There’s something about the crisp September air coming in that is reminding me of Fall in New England. Last Wednesday, I went to Flair, a bar on the 58th floor of an office tower, overlooking the Huangpu, the Shanghai TV tower, and the Bund. The entire night was a picturesque haze (largely because the pollution levels were off the charts) We sipped our beers right next to the Shanghai Pearl Tower and taking in the view from the top.
The Mid-Autumn Festival
There’s nothing quite like a national holiday to make you feel out of place in a foreign country. As I’ve discovered, the mid-autumn festival is celebrated on September 5th (which still doesn’t feel like autumn, especially in the still-present sweltering heat) . It’s celebrated by.. well, honestly I’m not sure. I know people buy moon cakes: eggy pastries filled with red bean, custard, or salted egg yolk (not my favorite), but how/when/why they eat them, I haven’t been told. So far, far the holiday seems to be all about food, and with Thanksgiving being my favorite time of the year, who am I to judge?
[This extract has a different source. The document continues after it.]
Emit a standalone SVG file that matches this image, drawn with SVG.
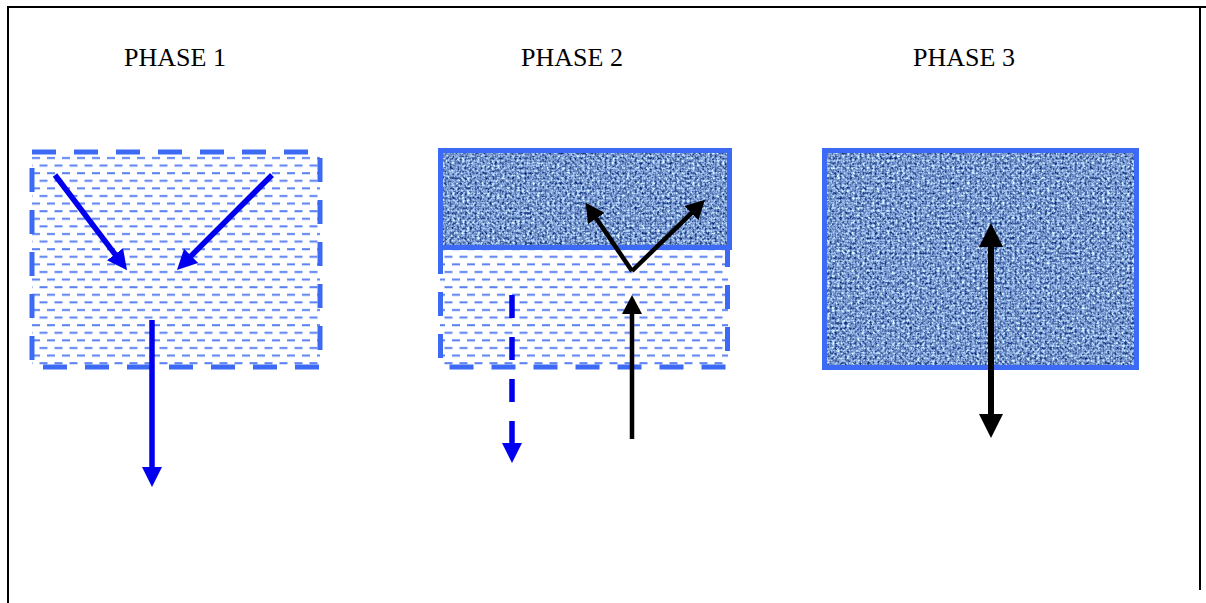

Girls’ Brunch & Chinese Yoga
This Sunday, I did something unexpected and out of character. It was something I hadn’t done in years and possibly the most foreign thing I’ve done in my entire time in Shanghai: I had brunch with five other girls and spent the afternoon shopping wit them. Having a large group of female friends a la one of those 90s sitcoms like Sex and the City is incredible foreign. I’m so used to hanging out with guys, being a tomboy, discussing computers or being a nerd, but this is also nice, unexpectedly so. I haven’t been part of a group of ‘ladies who brunch’ in so long. I didn’t know what to talk to about (nails? boys? cramps?).
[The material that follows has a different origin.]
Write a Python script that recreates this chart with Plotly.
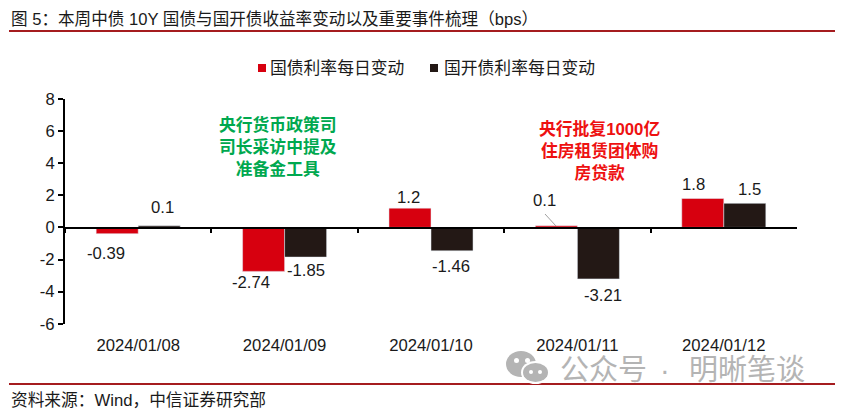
import plotly.graph_objects as go

W, H = 846, 414
FONT = "Liberation Sans, Noto Sans CJK SC, sans-serif"
RED = "#D7000F"
DARK = "#231815"
RULE = "#A51C1F"
TEXT = "#1A1A1A"
GREY = "#B4B4B4"

dates = ["2024/01/08", "2024/01/09", "2024/01/10", "2024/01/11", "2024/01/12"]
gov_change = [-0.39, -2.74, 1.2, 0.1, 1.8]
cdb_change = [0.1, -1.85, -1.46, -3.21, 1.5]
gov_name = "国债利率每日变动"
cdb_name = "国开债利率每日变动"
y_ticks = [-6, -4, -2, 0, 2, 4, 6, 8]


def px(x):
    return x / W


def py(y):
    return 1 - y / H


def label(x, y, text, size=16.7, color=TEXT, bold=False):
    return dict(x=px(x), y=py(y), xref="paper", yref="paper", text=f"<b>{text}</b>" if bold else text,
                showarrow=False, xanchor="center", yanchor="middle",
                font=dict(family=FONT, size=size, color=color))


def left(x, y, text, size=16.6):
    a = label(x, y, text, size)
    a["xanchor"] = "left"
    return a


def line(x0, y0, x1, y1, color, width):
    return dict(type="line", xref="paper", yref="paper", x0=px(x0), y0=py(y0), x1=px(x1), y1=py(y1),
                line=dict(color=color, width=width))


def blob(x0, y0, x1, y1, color):
    return dict(type="circle", xref="paper", yref="paper", x0=px(x0), y0=py(y0), x1=px(x1), y1=py(y1),
                fillcolor=color, line=dict(width=0))


fig = go.Figure()
fig.add_bar(x=dates, y=gov_change, marker_color=RED, name=gov_name)
fig.add_bar(x=dates, y=cdb_change, marker_color=DARK, name=cdb_name)
# invisible trace, only so the bottom axis has the categories for its labels
fig.add_scatter(x=dates, y=[0] * 5, xaxis="x2", mode="lines", line=dict(width=0), hoverinfo="skip")

# label centres picked by eye, they are not all in the same spot relative to the bar
gov_pos = [(106, 253), (251, 282), (408, 197), (544, 201), (693, 184)]
cdb_pos = [(162, 207), (306, 270), (451, 266), (603, 295), (749, 189)]
notes = []
for v, p in zip(gov_change + cdb_change, gov_pos + cdb_pos):
    notes.append(label(p[0], p[1], str(v)))

notes += [
    left(9, 20, "图 5：本周中债 10Y 国债与国开债收益率变动以及重要事件梳理（bps）"),
    left(9, 400, "资料来源：Wind，中信证券研究部", 16.7),
    left(268, 68, gov_name, 16.8),
    left(442, 68, cdb_name, 16.8),
    label(278, 147, "央行货币政策司<br>司长采访中提及<br>准备金工具", 16.8, "#00A84F", True),
    label(599, 151, "央行批复1000亿<br>住房租赁团体购<br>房贷款", 16.8, "#EE1111", True),
    label(603, 370, "公众号", 29, GREY),
    label(665, 370, "·", 29, GREY),
    label(747, 370, "明晰笔谈", 29, GREY),
]

shapes = [
    line(9, 31, 835, 31, RULE, 2),
    line(9, 384, 835, 384, RULE, 2),
    line(545, 214, 556, 226, "#A0A0A0", 1),
    dict(type="rect", xref="paper", yref="paper", x0=px(258), y0=py(64), x1=px(266), y1=py(72),
         fillcolor=RED, line=dict(width=0)),
    dict(type="rect", xref="paper", yref="paper", x0=px(430), y0=py(64), x1=px(438), y1=py(72),
         fillcolor=DARK, line=dict(width=0)),
    # wechat mark in the watermark
    blob(506, 351, 536, 377, GREY),
    blob(521, 361, 550, 384, "white"),
    blob(523, 363, 548, 382, GREY),
    blob(514, 358, 519, 363, "white"),
    blob(525, 358, 530, 363, "white"),
    blob(529, 370, 533, 374, "white"),
    blob(538, 370, 542, 374, "white"),
]

fig.update_layout(
    width=W, height=H, margin=dict(l=0, r=0, t=0, b=0),
    paper_bgcolor="white", plot_bgcolor="white",
    barmode="group", bargap=0.426, bargroupgap=0,
    showlegend=False, font=dict(family=FONT, size=16.7, color=TEXT),
    annotations=notes, shapes=shapes,
    xaxis=dict(
        type="category", domain=[px(65), px(797)], range=[-0.5, 4.5],
        anchor="free", position=py(227.5),
        showgrid=False, zeroline=False, showline=True, linecolor="black", linewidth=1.5,
        ticks="outside", tickson="boundaries", ticklen=5, tickwidth=1.5, tickcolor="black",
        showticklabels=False,
    ),
    xaxis2=dict(
        type="category", overlaying="x", anchor="y", side="bottom", range=[-0.5, 4.5],
        showgrid=False, zeroline=False, showline=False, automargin=False,
        ticks="outside", ticklen=6, tickcolor="rgba(0,0,0,0)",
        tickfont=dict(family=FONT, size=16.7, color=TEXT),
    ),
    yaxis=dict(
        domain=[py(323.7), py(99)], range=[-6, 8], automargin=False,
        tickmode="array", tickvals=y_ticks, ticktext=[str(t) for t in y_ticks],
        showgrid=False, zeroline=False, showline=True, linecolor="black", linewidth=2,
        ticks="outside", ticklen=5, tickwidth=1.5, tickcolor="black",
        tickfont=dict(family=FONT, size=16.7, color=TEXT),
    ),
)

fig.write_html("out.html", config=dict(displayModeBar=False), post_script="document.body.style.margin='0';")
On a lighter note, I finally found a yoga studio in Shanghai. Well, technically I found three. Feeling out of place, a little angry, and scatterbrained about life last week, I decided it was time to pick up yoga again and get my head back on track. So far the classes have been (for the most part) delightful, though not to the same dedication as in the Breathing Room back home. It’s hard not to complain and be a baby about a teacher’s style, because Tobie did something a specific way back home and I’m not used to the new way, but I guess that’s not the whole point of yoga. Yoga is about letting go, flowing, and acceptance. What is the whole point of yoga? Getting my legs over my shoulders? (I can still do that, I checked this afternoon) Having toned arms from doing push-ups? (that, I still can’t do, but I’m on my way) Finding inner peace? I feel like, just like my last practice in New Haven, I need to trust my body. I need to follow what it tells me. I need to stop zoning out and falling over in Triangle pose.